AA Kenya Shareholders Back Share Split and NSE Listing in Landmark AGM Vote.

AA Kenya has secured unanimous shareholder backing for a wide range of governance, financial, and capital-structure changes after all resolutions tabled at its 2025 Annual General Meeting (AGM) were overwhelmingly approved.

The most notable decision, approved as a special resolution, was a share split of the company’s existing equity, which will subdivide each ordinary share of Kes. 8.00 into sixteen shares of Kes. 0.50 each.

A total of 28,417,098 votes (99.95%) supported the restructuring, designed to enhance liquidity and widen shareholder participation. Only 13,500 votes (0.05%) were cast against the measure.

The company said the split aims to reduce the cost of entry for new investors, thereby boosting activity and broadening ownership across the market.

This move is typically employed by companies to make their shares more affordable for a wider pool of retail investors by increasing the number of shares in circulation while reducing the price per share, without altering the company’s overall market capitalization.

Another pivotal resolution granting the directors authority to seek regulatory approvals to list AA Kenya shares on the Nairobi Securities Exchange (NSE) through introduction, received unanimous support.

The company said the planned listing aims to “enhance shareholder value, expand the company’s capital base, and position AA Kenya as a leading mobility solutions provider in the region.”

Shareholders also authorized the board to take all necessary actions required to implement the resolutions, including filing regulatory documentation, engaging advisers, and executing agreements related to the capital changes and potential listing.

The AGM, a hybrid event allowing both physical and virtual participation, saw strong voter turnout. The polling, administered by Image Registrars, revealed a clear mandate from the company’s ownership for the current leadership and its proposed direction.

Beyond the share split and listing, all other resolutions on the agenda passed with a resounding majority, including the approval of a final dividend of Kes. 1.00 per share, with each share holding a par value of Kes. 8 for the financial year ended 31st December 2024.

The board’s recommendation for the payout received unanimous backing, with 100% of the votes cast in favour, and the dividend will be distributed to shareholders registered in the company’s books as of the close of business on 31st October 2025.

In a further show of confidence, shareholders voted 99.6% in favour of a resolution to maintain the current Board composition without rotation until the completion of the company’s ongoing dematerialization process.

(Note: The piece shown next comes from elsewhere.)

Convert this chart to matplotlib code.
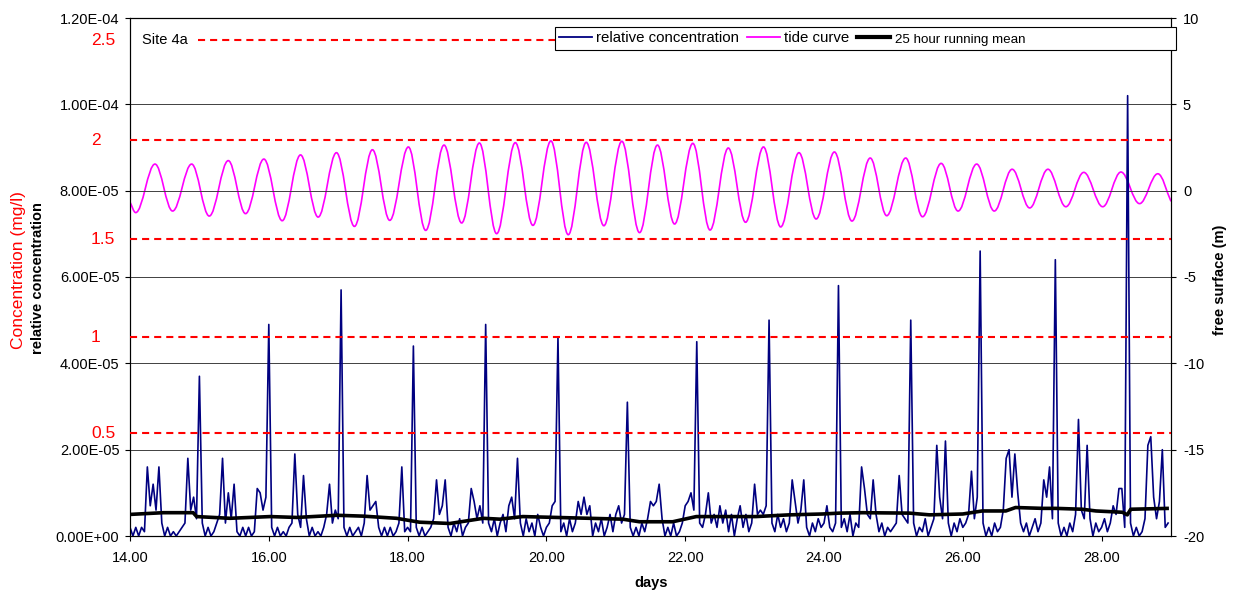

This process, which involves converting physical share certificates into electronic form, is a critical step in modernizing the company’s share registry and aligning with global standards.

Only 10,350 votes, a mere 0.4%, were cast against the re-election of the directors, indicating strong shareholder satisfaction with the incumbent leadership’s stewardship.

Another ordinary resolution concerning the “Sponsor’s remuneration of Directors” for the period ending in December 2024, including a separate vote for non-executive directors, also received 100% approval. This suggests a broad consensus that the compensation packages for the board are aligned with shareholder interests.

A separate resolution, granting the meeting’s Chairman authority to allot shares and make formal changes in compliance with Section 203 of the Companies Act, 2015, was also passed with 99.6% of the vote. This provides the company with the necessary flexibility for future corporate actions and capital-raising initiatives, all within the regulatory framework.

Shareholders voted to capitalize Kes. 49,093,320 from retained earnings to issue 6,136,665 new fully paid-up ordinary shares of par value Kes. 8.00 each, on the basis of one bonus share for every five existing shares held.

This resolution passed with 99.96% support, receiving 28,420,598 votes for and 10,000 against.

AA Kenya said the bonus issue is expected to increase its capital base while rewarding long-term shareholders through proportional expansion of their ownership value.

AA Kenya’s auditors, PKF Kenya LLP, were re-appointed with full shareholder backing, receiving 28,430,598 votes (100%).